I am looking for an elegant way is to describe the following mathematical model:
I want to create a random string-ball given only the length of the string and the diameter of the ball. Start point and endpoint do not matter that much. It does not have to be a closed-loop. Like one made out of wool which cats like to play a lot. Actually, I do not need a function. Individual equally spaced points are what I need in the end. However, having a function and then picking evenly spaced points seems the logical way to go for me. I have added an image to illustrate better what I'd like to create. The image shows an LED-band/string which is contained inside a ball.
I do not see which mathematical branch describes best what I am looking for. Probably it is related to mathematical functions, but it might be a topic of mathematical topologies, of which I do not have any prior knowledge.

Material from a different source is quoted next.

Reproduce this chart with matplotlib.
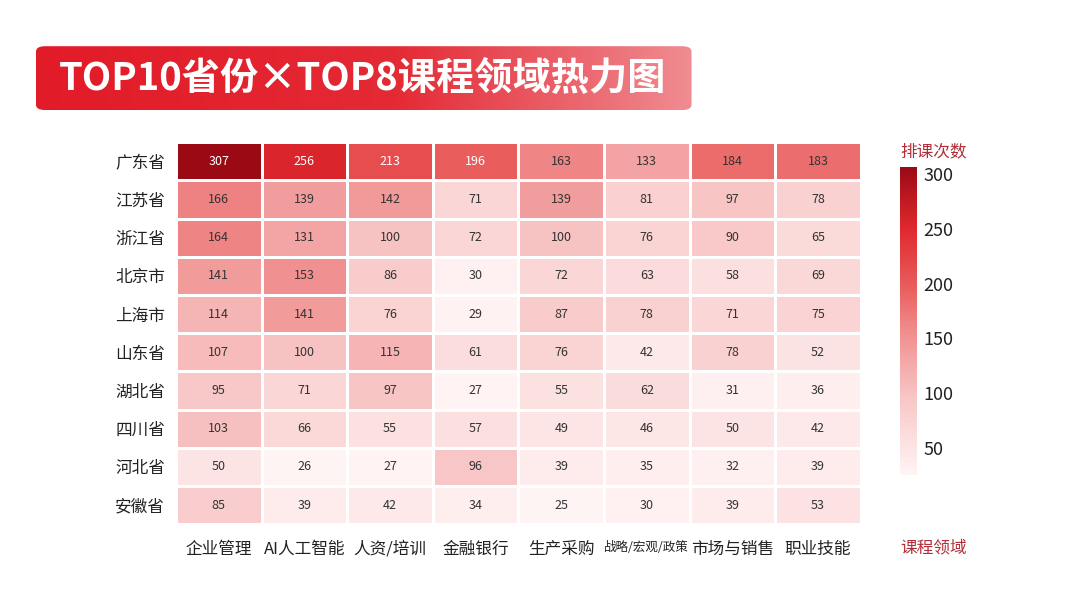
import numpy as np
import matplotlib
matplotlib.use("Agg")
import matplotlib.pyplot as plt
from matplotlib.colors import LinearSegmentedColormap, Normalize
from matplotlib.patches import FancyBboxPatch

plt.rcParams['font.family'] = ['Noto Sans CJK SC', 'DejaVu Sans']

provinces = ["广东省", "江苏省", "浙江省", "北京市", "上海市",
             "山东省", "湖北省", "四川省", "河北省", "安徽省"]
fields = ["企业管理", "AI人工智能", "人资/培训", "金融银行", "生产采购",
          "战略/宏观/政策", "市场与销售", "职业技能"]
counts = np.array([
    [307, 256, 213, 196, 163, 133, 184, 183],
    [166, 139, 142, 71, 139, 81, 97, 78],
    [164, 131, 100, 72, 100, 76, 90, 65],
    [141, 153, 86, 30, 72, 63, 58, 69],
    [114, 141, 76, 29, 87, 78, 71, 75],
    [107, 100, 115, 61, 76, 42, 78, 52],
    [95, 71, 97, 27, 55, 62, 31, 36],
    [103, 66, 55, 57, 49, 46, 50, 42],
    [50, 26, 27, 96, 39, 35, 32, 39],
    [85, 39, 42, 34, 25, 30, 39, 53],
])
cbar_ticks = [50, 100, 150, 200, 250, 300]

cmap = LinearSegmentedColormap.from_list("reds", [
    (0.0, "#fff4f4"), (0.25, "#f8c6c6"), (0.47, "#f08c8c"),
    (0.6, "#e9605f"), (0.8, "#e0282e"), (1.0, "#9a0914")])
norm = Normalize(vmin=counts.min(), vmax=counts.max())

fig = plt.figure(figsize=(10.8, 6.08), dpi=100)
fig.patch.set_facecolor("white")

# title banner with gradient
tax = fig.add_axes([0.0333, 0.819, 0.607, 0.105])
tax.set_xlim(0, 1)
tax.set_ylim(0, 1)
tax.axis("off")
grad_cmap = LinearSegmentedColormap.from_list("banner", [
    (0.0, "#e21b28"), (0.55, "#e42a35"), (1.0, "#f08c92")])
img = tax.imshow(np.linspace(0, 1, 256).reshape(1, -1), cmap=grad_cmap,
                 aspect="auto", extent=[0, 1, 0, 1])
box = FancyBboxPatch((0, 0), 1, 1, boxstyle="round,pad=0,rounding_size=0.014",
                     transform=tax.transAxes, facecolor="none", edgecolor="none",
                     mutation_aspect=6)
tax.add_patch(box)
img.set_clip_path(box)
tax.text(0.499, 0.48, "TOP10省份×TOP8课程领域热力图", color="white",
         fontsize=27.5, fontweight="bold", ha="center", va="center")

# heatmap
ax = fig.add_axes([0.163, 0.138, 0.634, 0.628])
ax.pcolormesh(counts, cmap=cmap, norm=norm, edgecolors="white", linewidth=2)
ax.set_xlim(0, len(fields))
ax.set_ylim(len(provinces), 0)
for i in range(len(provinces)):
    for j in range(len(fields)):
        v = counts[i, j]
        c = "white" if v > 0.6 * counts.max() else "#333333"
        ax.text(j + 0.5, i + 0.5, str(v), ha="center", va="center",
                fontsize=9, color=c)
ax.set_xticks(np.arange(len(fields)) + 0.5)
ax.set_xticklabels(fields, fontsize=12, color="#222222")
ax.set_yticks(np.arange(len(provinces)) + 0.5)
ax.set_yticklabels(provinces, fontsize=12, color="#222222")
ax.get_xticklabels()[5].set_fontsize(9)
ax.tick_params(length=0)
ax.tick_params(axis="y", pad=8)
ax.tick_params(axis="x", pad=12)
for s in ax.spines.values():
    s.set_visible(False)

# colorbar
cax = fig.add_axes([0.833, 0.219, 0.0157, 0.507])
cb = fig.colorbar(plt.cm.ScalarMappable(norm=norm, cmap=cmap), cax=cax)
cb.outline.set_visible(False)
cb.set_ticks(cbar_ticks)
cb.ax.tick_params(length=0, labelsize=13, labelcolor="#222222", pad=5)

fig.text(0.864, 0.750, "排课次数", color="#b22e38", fontsize=12,
         ha="center", va="center")
fig.text(0.864, 0.099, "课程领域", color="#b22e38", fontsize=12,
         ha="center", va="center")

fig.savefig("out.png", dpi=100, facecolor="white")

My approach would be some iterative scheme. Choosing a start point, going in direction $x$ for a specific length. Then repeating this under the constraint of:
- staying inside the borders (ball)
- the first derivative before and after the previous point has to be the same
- the second derivate at the previous point has to be limited to prevent sharp bending.
I already see significant flaws in my approach, and it is not very elegant. A second approach which came to my mind is doing somewhat the opposite. First sampling random points inside the ball and then connecting them with a spline. To problem is that splines need the point in the correct order. Some heuristic might find a way to connect the points. This leads to something like a travelling salesman problem. I could imagine this might work. In my opinion, this is again a rather ugly solution.
Has there something similar already been done? I am happy if someone could point me in the right direction or help me to reformulate my problem into a domain that covers this.